Never rebase on a public branch! Once you’ve introduced upstream changes to
master
, other contributors with the outdated branch will create a set of duplicate commits with the same diffs, making your history more confusing and unmeaningful. - Onboard new developers with
rebase
right away. Most blog posts and developer forums tout rebase as a magical weapon that can destroy or help your git project. If you’re a senior developer, help reduce this friction by introducing them the basics of rebasing. This can help them familiarize with how the workflow works and what happens in their commits whenever they execute this command.

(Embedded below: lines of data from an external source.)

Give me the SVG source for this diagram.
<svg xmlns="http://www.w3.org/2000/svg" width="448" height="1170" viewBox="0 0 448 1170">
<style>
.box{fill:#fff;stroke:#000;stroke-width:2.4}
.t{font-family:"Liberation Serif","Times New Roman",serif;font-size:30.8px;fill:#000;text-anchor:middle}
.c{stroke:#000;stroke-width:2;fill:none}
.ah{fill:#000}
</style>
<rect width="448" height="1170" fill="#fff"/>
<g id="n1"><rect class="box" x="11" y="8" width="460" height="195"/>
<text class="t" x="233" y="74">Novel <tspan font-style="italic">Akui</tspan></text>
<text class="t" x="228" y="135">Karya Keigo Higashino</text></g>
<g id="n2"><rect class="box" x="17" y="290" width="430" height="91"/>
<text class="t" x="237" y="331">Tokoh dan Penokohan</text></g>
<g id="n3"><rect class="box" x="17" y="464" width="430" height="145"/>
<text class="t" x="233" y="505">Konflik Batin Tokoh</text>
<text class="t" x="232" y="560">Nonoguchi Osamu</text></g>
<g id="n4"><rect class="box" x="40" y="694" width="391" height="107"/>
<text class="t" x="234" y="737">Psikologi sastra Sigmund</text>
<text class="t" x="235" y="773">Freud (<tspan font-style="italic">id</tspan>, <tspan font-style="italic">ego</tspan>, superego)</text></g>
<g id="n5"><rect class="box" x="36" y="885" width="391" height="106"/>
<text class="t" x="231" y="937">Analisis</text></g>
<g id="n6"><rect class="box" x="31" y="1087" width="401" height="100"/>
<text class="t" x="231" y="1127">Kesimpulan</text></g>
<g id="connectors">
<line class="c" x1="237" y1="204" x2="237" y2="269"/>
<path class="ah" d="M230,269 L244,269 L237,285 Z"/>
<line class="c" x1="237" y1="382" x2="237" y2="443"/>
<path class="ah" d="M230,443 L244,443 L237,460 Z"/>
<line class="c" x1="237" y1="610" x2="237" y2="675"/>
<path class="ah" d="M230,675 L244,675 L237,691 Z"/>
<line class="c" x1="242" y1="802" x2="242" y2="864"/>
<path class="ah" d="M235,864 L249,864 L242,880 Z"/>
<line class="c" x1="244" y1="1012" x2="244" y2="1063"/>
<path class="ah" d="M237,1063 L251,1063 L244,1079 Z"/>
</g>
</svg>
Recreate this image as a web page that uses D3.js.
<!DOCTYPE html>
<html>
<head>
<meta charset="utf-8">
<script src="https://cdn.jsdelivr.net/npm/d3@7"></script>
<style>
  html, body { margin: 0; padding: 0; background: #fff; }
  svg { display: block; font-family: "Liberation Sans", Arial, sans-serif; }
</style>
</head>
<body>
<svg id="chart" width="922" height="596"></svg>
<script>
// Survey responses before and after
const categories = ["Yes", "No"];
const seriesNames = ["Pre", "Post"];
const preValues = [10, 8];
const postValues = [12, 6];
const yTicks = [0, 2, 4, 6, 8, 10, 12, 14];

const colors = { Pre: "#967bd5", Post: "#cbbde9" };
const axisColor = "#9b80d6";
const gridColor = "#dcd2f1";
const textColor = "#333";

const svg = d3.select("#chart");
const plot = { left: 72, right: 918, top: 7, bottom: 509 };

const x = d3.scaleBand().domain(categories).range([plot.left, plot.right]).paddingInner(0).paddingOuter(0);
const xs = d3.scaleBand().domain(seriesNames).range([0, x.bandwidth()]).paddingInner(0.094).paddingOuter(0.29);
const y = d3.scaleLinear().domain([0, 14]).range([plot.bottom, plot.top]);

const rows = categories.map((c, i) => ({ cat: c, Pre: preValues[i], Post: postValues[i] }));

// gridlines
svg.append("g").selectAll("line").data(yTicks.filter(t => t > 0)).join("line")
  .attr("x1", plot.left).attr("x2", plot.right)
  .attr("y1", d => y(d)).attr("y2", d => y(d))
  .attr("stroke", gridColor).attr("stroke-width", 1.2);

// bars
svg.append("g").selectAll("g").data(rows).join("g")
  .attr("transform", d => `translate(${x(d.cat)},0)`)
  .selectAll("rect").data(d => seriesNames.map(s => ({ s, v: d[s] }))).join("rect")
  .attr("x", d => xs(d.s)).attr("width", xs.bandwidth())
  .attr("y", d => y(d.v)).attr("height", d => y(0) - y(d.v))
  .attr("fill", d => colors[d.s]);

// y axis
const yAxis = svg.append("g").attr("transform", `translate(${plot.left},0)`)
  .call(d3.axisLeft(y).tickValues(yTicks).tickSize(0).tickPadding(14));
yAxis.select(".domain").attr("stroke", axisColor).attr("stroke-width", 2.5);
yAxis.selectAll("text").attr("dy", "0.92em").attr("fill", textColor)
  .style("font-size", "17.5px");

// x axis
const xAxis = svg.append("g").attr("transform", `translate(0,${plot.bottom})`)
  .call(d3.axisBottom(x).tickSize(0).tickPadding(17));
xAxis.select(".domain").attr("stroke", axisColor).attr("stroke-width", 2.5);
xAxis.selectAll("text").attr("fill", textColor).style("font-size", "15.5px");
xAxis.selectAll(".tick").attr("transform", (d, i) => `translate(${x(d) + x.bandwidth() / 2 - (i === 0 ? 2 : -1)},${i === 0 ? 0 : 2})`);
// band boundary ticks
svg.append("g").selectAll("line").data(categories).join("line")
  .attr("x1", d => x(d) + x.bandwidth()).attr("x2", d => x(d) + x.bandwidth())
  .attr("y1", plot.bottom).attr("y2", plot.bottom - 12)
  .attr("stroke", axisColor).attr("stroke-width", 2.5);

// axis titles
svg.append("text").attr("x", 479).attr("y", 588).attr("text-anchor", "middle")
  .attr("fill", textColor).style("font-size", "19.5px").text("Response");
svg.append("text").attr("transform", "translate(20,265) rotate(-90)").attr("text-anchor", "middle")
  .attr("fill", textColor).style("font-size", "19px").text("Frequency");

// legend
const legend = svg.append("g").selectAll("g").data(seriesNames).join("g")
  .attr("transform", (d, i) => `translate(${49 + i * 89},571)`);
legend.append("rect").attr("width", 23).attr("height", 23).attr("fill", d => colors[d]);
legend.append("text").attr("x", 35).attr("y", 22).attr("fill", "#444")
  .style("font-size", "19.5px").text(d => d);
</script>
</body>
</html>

In summary, a rebase policy gives you the flexibility to control how your
commit history would look like, with emphasis on linear and easy-to-follow set
of commits. Of course, this is useful if the team is familiar with rebase, and
are extra cautious whenever they try merging onto master
. In my work, a
linear commit history is preferred, and I already start seeing the perks of
a rebase policy: high-flexibility, cleaner commmits, and a more presentable git
project.
Summary
In this post, we’ve looked into two different policies for git workflows: merge and rebase. We saw that a merge policy enables us to create a verbose history, but we must be wary of being too verbose that invariably obfuscates our project’s history. On the other hand, we saw that the rebase policy offers us a powerful tool to create linear and easy-to-read histories, but must be handled with caution. Both policies are good, and choosing between them should be attuned to what your dev team prioritizes and what would make you more productive.